Exercise aim —
Every record must appear in your copy exactly as written, with no pictures.

Entries supplied —

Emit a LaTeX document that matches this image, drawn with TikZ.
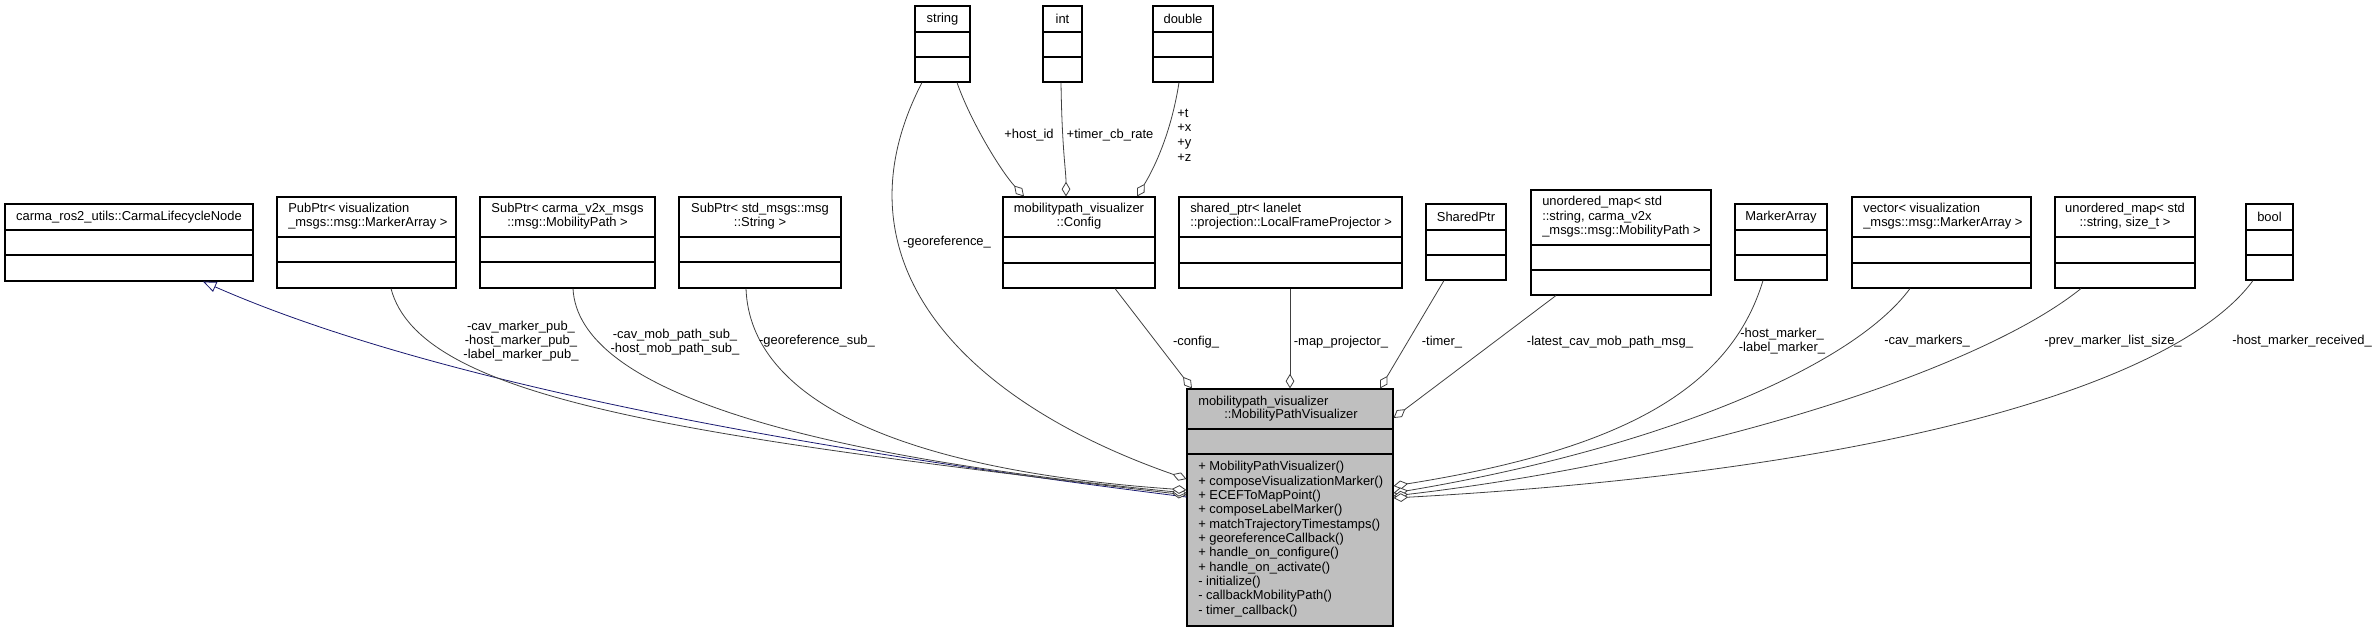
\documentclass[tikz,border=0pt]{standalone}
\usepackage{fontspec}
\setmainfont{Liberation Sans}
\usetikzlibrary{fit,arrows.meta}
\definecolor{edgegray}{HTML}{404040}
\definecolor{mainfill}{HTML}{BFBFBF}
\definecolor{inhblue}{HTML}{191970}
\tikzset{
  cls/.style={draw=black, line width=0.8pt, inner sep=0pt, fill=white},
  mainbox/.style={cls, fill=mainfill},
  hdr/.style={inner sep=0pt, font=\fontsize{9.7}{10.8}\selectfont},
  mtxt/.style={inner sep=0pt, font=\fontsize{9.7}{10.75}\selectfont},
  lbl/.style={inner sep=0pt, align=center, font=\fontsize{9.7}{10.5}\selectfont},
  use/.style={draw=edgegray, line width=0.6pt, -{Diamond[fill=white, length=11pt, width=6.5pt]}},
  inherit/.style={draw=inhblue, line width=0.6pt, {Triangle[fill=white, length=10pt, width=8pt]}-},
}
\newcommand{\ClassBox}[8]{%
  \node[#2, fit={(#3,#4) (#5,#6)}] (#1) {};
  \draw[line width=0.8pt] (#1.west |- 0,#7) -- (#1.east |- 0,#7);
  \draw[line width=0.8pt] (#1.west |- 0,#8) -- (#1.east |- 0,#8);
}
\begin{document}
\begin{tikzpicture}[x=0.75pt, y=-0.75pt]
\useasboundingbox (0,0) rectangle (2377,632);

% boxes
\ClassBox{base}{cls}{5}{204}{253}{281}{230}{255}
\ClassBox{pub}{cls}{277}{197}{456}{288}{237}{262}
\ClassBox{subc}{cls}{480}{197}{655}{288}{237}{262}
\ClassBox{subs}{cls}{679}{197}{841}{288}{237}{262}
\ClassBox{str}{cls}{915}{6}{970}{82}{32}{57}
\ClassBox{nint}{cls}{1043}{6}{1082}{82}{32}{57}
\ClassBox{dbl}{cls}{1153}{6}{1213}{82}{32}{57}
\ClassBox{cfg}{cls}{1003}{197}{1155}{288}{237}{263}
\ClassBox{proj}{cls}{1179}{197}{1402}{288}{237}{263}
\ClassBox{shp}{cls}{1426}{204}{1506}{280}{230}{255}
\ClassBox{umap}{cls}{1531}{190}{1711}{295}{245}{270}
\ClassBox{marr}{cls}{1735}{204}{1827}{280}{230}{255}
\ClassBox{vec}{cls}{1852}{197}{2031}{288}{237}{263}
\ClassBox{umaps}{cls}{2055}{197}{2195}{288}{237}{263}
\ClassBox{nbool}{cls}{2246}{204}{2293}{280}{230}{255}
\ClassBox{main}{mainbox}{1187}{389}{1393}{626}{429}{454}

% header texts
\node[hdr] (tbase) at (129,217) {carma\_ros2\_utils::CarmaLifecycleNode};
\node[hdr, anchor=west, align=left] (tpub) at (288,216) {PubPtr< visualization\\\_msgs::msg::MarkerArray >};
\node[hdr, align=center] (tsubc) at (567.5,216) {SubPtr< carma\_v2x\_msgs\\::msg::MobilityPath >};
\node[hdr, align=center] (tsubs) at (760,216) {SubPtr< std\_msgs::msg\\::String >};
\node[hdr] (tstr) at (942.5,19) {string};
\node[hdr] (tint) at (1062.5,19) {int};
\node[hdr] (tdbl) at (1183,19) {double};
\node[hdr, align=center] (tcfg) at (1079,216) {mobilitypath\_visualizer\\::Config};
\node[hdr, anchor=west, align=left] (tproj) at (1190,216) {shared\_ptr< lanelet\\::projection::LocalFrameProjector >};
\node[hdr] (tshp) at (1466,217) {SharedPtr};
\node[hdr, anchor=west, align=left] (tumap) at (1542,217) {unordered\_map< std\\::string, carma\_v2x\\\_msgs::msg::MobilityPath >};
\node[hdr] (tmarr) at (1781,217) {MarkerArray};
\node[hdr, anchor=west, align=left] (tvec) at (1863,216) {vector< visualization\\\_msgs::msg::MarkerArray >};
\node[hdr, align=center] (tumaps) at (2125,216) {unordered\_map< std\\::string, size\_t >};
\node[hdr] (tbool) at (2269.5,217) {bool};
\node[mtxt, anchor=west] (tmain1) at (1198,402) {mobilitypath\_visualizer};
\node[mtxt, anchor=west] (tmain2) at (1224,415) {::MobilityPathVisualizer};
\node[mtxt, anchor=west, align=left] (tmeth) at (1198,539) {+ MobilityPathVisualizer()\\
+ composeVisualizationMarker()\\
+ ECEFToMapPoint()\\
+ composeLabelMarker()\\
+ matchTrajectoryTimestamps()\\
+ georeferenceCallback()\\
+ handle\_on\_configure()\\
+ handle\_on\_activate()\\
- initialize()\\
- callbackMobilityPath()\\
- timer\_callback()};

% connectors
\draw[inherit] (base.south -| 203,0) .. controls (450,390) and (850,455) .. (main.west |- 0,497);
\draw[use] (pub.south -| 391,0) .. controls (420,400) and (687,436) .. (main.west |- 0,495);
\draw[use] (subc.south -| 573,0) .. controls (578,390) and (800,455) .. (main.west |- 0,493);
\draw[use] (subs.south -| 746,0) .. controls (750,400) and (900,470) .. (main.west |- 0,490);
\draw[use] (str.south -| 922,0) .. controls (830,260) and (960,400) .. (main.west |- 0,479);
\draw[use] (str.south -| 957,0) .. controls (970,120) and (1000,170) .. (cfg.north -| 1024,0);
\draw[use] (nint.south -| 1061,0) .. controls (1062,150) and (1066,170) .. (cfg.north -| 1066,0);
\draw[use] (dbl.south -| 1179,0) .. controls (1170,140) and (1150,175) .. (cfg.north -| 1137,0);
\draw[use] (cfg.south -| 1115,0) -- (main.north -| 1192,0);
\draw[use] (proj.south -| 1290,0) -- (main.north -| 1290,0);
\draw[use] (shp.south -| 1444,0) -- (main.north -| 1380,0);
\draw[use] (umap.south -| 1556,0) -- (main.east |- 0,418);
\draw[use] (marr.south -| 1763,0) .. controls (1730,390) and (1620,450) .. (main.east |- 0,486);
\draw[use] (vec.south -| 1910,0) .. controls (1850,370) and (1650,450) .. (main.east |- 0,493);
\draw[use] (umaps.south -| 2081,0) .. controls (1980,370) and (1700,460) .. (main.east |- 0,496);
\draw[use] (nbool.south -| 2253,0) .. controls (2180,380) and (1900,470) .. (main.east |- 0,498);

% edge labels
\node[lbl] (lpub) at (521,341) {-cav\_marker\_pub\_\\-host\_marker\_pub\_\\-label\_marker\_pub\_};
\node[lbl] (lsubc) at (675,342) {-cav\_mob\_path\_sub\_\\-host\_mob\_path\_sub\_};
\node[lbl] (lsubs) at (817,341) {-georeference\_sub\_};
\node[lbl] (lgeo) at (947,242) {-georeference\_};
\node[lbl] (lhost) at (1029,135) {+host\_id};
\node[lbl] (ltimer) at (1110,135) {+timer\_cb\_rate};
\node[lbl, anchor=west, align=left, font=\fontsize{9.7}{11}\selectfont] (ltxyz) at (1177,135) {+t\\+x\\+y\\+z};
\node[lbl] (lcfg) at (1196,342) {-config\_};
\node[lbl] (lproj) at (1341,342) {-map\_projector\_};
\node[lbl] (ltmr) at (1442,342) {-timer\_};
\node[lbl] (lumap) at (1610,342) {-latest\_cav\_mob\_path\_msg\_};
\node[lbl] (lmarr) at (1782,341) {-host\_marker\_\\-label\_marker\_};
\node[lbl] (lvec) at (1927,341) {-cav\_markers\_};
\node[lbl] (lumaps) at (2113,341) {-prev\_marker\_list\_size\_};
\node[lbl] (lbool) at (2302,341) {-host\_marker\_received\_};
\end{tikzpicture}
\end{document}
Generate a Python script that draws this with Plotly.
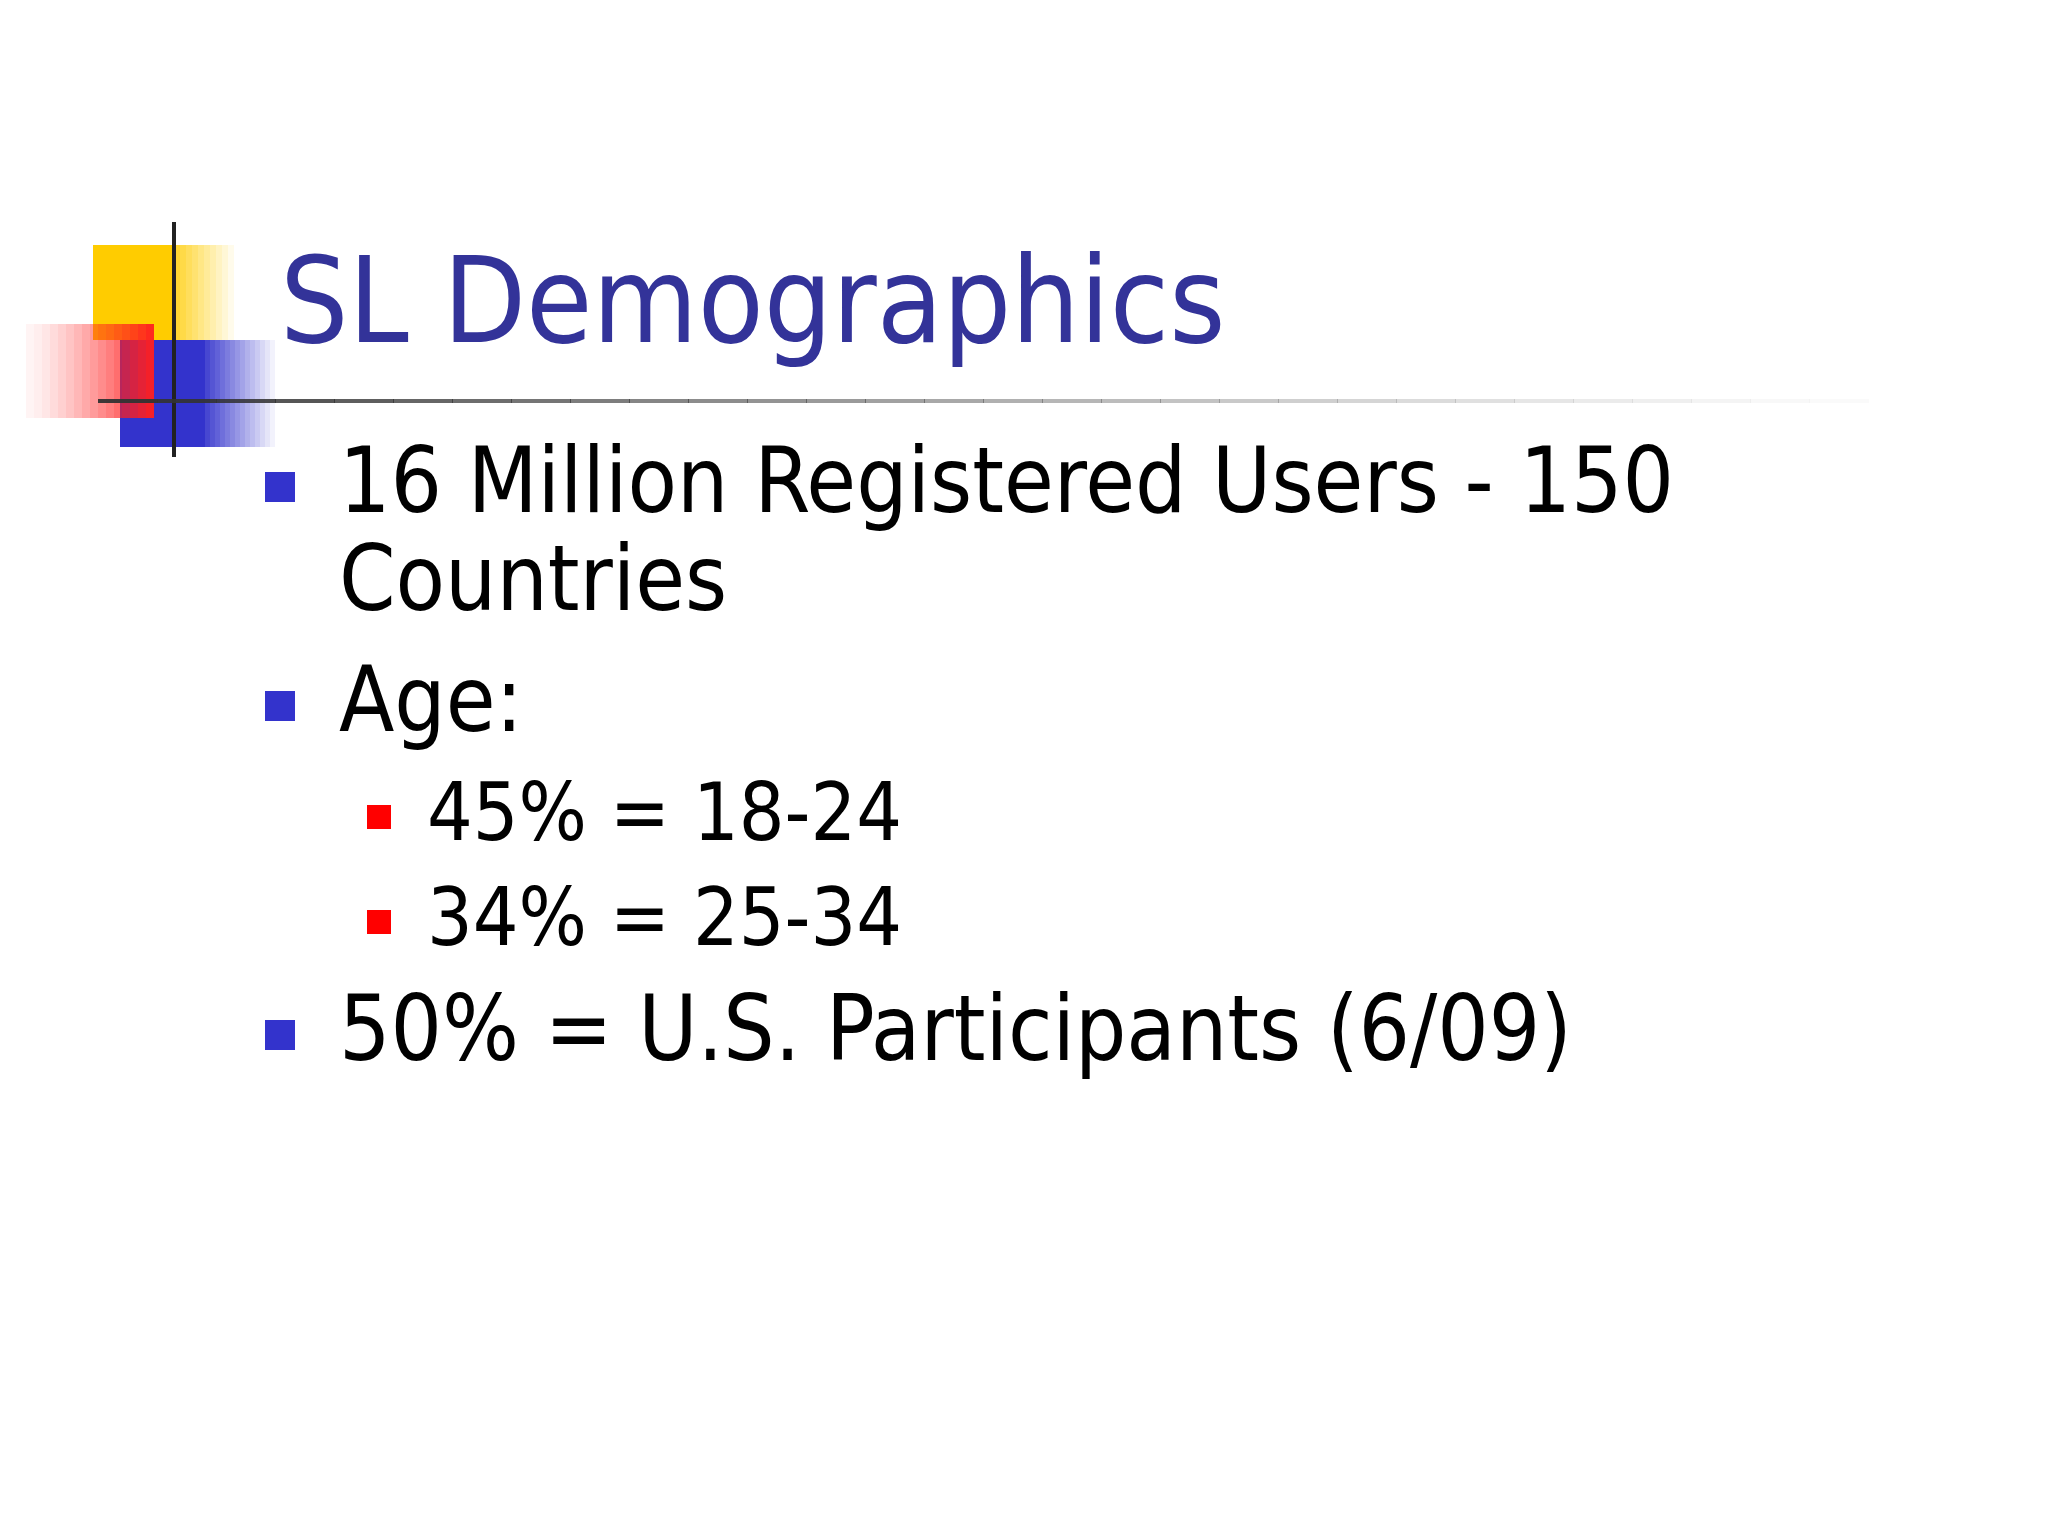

Answer to the problem —
Emit a LaTeX document that matches this image, drawn with TikZ.
\documentclass[tikz,border=0pt]{standalone}
\usepackage{fontspec}
\setmainfont{Liberation Sans}
\usetikzlibrary{fit,arrows.meta}
\definecolor{edgegray}{HTML}{404040}
\definecolor{mainfill}{HTML}{BFBFBF}
\definecolor{inhblue}{HTML}{191970}
\tikzset{
  cls/.style={draw=black, line width=0.8pt, inner sep=0pt, fill=white},
  mainbox/.style={cls, fill=mainfill},
  hdr/.style={inner sep=0pt, font=\fontsize{9.7}{10.8}\selectfont},
  mtxt/.style={inner sep=0pt, font=\fontsize{9.7}{10.75}\selectfont},
  lbl/.style={inner sep=0pt, align=center, font=\fontsize{9.7}{10.5}\selectfont},
  use/.style={draw=edgegray, line width=0.6pt, -{Diamond[fill=white, length=11pt, width=6.5pt]}},
  inherit/.style={draw=inhblue, line width=0.6pt, {Triangle[fill=white, length=10pt, width=8pt]}-},
}
\newcommand{\ClassBox}[8]{%
  \node[#2, fit={(#3,#4) (#5,#6)}] (#1) {};
  \draw[line width=0.8pt] (#1.west |- 0,#7) -- (#1.east |- 0,#7);
  \draw[line width=0.8pt] (#1.west |- 0,#8) -- (#1.east |- 0,#8);
}
\begin{document}
\begin{tikzpicture}[x=0.75pt, y=-0.75pt]
\useasboundingbox (0,0) rectangle (2377,632);

% boxes
\ClassBox{base}{cls}{5}{204}{253}{281}{230}{255}
\ClassBox{pub}{cls}{277}{197}{456}{288}{237}{262}
\ClassBox{subc}{cls}{480}{197}{655}{288}{237}{262}
\ClassBox{subs}{cls}{679}{197}{841}{288}{237}{262}
\ClassBox{str}{cls}{915}{6}{970}{82}{32}{57}
\ClassBox{nint}{cls}{1043}{6}{1082}{82}{32}{57}
\ClassBox{dbl}{cls}{1153}{6}{1213}{82}{32}{57}
\ClassBox{cfg}{cls}{1003}{197}{1155}{288}{237}{263}
\ClassBox{proj}{cls}{1179}{197}{1402}{288}{237}{263}
\ClassBox{shp}{cls}{1426}{204}{1506}{280}{230}{255}
\ClassBox{umap}{cls}{1531}{190}{1711}{295}{245}{270}
\ClassBox{marr}{cls}{1735}{204}{1827}{280}{230}{255}
\ClassBox{vec}{cls}{1852}{197}{2031}{288}{237}{263}
\ClassBox{umaps}{cls}{2055}{197}{2195}{288}{237}{263}
\ClassBox{nbool}{cls}{2246}{204}{2293}{280}{230}{255}
\ClassBox{main}{mainbox}{1187}{389}{1393}{626}{429}{454}

% header texts
\node[hdr] (tbase) at (129,217) {carma\_ros2\_utils::CarmaLifecycleNode};
\node[hdr, anchor=west, align=left] (tpub) at (288,216) {PubPtr< visualization\\\_msgs::msg::MarkerArray >};
\node[hdr, align=center] (tsubc) at (567.5,216) {SubPtr< carma\_v2x\_msgs\\::msg::MobilityPath >};
\node[hdr, align=center] (tsubs) at (760,216) {SubPtr< std\_msgs::msg\\::String >};
\node[hdr] (tstr) at (942.5,19) {string};
\node[hdr] (tint) at (1062.5,19) {int};
\node[hdr] (tdbl) at (1183,19) {double};
\node[hdr, align=center] (tcfg) at (1079,216) {mobilitypath\_visualizer\\::Config};
\node[hdr, anchor=west, align=left] (tproj) at (1190,216) {shared\_ptr< lanelet\\::projection::LocalFrameProjector >};
\node[hdr] (tshp) at (1466,217) {SharedPtr};
\node[hdr, anchor=west, align=left] (tumap) at (1542,217) {unordered\_map< std\\::string, carma\_v2x\\\_msgs::msg::MobilityPath >};
\node[hdr] (tmarr) at (1781,217) {MarkerArray};
\node[hdr, anchor=west, align=left] (tvec) at (1863,216) {vector< visualization\\\_msgs::msg::MarkerArray >};
\node[hdr, align=center] (tumaps) at (2125,216) {unordered\_map< std\\::string, size\_t >};
\node[hdr] (tbool) at (2269.5,217) {bool};
\node[mtxt, anchor=west] (tmain1) at (1198,402) {mobilitypath\_visualizer};
\node[mtxt, anchor=west] (tmain2) at (1224,415) {::MobilityPathVisualizer};
\node[mtxt, anchor=west, align=left] (tmeth) at (1198,539) {+ MobilityPathVisualizer()\\
+ composeVisualizationMarker()\\
+ ECEFToMapPoint()\\
+ composeLabelMarker()\\
+ matchTrajectoryTimestamps()\\
+ georeferenceCallback()\\
+ handle\_on\_configure()\\
+ handle\_on\_activate()\\
- initialize()\\
- callbackMobilityPath()\\
- timer\_callback()};

% connectors
\draw[inherit] (base.south -| 203,0) .. controls (450,390) and (850,455) .. (main.west |- 0,497);
\draw[use] (pub.south -| 391,0) .. controls (420,400) and (687,436) .. (main.west |- 0,495);
\draw[use] (subc.south -| 573,0) .. controls (578,390) and (800,455) .. (main.west |- 0,493);
\draw[use] (subs.south -| 746,0) .. controls (750,400) and (900,470) .. (main.west |- 0,490);
\draw[use] (str.south -| 922,0) .. controls (830,260) and (960,400) .. (main.west |- 0,479);
\draw[use] (str.south -| 957,0) .. controls (970,120) and (1000,170) .. (cfg.north -| 1024,0);
\draw[use] (nint.south -| 1061,0) .. controls (1062,150) and (1066,170) .. (cfg.north -| 1066,0);
\draw[use] (dbl.south -| 1179,0) .. controls (1170,140) and (1150,175) .. (cfg.north -| 1137,0);
\draw[use] (cfg.south -| 1115,0) -- (main.north -| 1192,0);
\draw[use] (proj.south -| 1290,0) -- (main.north -| 1290,0);
\draw[use] (shp.south -| 1444,0) -- (main.north -| 1380,0);
\draw[use] (umap.south -| 1556,0) -- (main.east |- 0,418);
\draw[use] (marr.south -| 1763,0) .. controls (1730,390) and (1620,450) .. (main.east |- 0,486);
\draw[use] (vec.south -| 1910,0) .. controls (1850,370) and (1650,450) .. (main.east |- 0,493);
\draw[use] (umaps.south -| 2081,0) .. controls (1980,370) and (1700,460) .. (main.east |- 0,496);
\draw[use] (nbool.south -| 2253,0) .. controls (2180,380) and (1900,470) .. (main.east |- 0,498);

% edge labels
\node[lbl] (lpub) at (521,341) {-cav\_marker\_pub\_\\-host\_marker\_pub\_\\-label\_marker\_pub\_};
\node[lbl] (lsubc) at (675,342) {-cav\_mob\_path\_sub\_\\-host\_mob\_path\_sub\_};
\node[lbl] (lsubs) at (817,341) {-georeference\_sub\_};
\node[lbl] (lgeo) at (947,242) {-georeference\_};
\node[lbl] (lhost) at (1029,135) {+host\_id};
\node[lbl] (ltimer) at (1110,135) {+timer\_cb\_rate};
\node[lbl, anchor=west, align=left, font=\fontsize{9.7}{11}\selectfont] (ltxyz) at (1177,135) {+t\\+x\\+y\\+z};
\node[lbl] (lcfg) at (1196,342) {-config\_};
\node[lbl] (lproj) at (1341,342) {-map\_projector\_};
\node[lbl] (ltmr) at (1442,342) {-timer\_};
\node[lbl] (lumap) at (1610,342) {-latest\_cav\_mob\_path\_msg\_};
\node[lbl] (lmarr) at (1782,341) {-host\_marker\_\\-label\_marker\_};
\node[lbl] (lvec) at (1927,341) {-cav\_markers\_};
\node[lbl] (lumaps) at (2113,341) {-prev\_marker\_list\_size\_};
\node[lbl] (lbool) at (2302,341) {-host\_marker\_received\_};
\end{tikzpicture}
\end{document}
Generate a Python script that draws this with Plotly.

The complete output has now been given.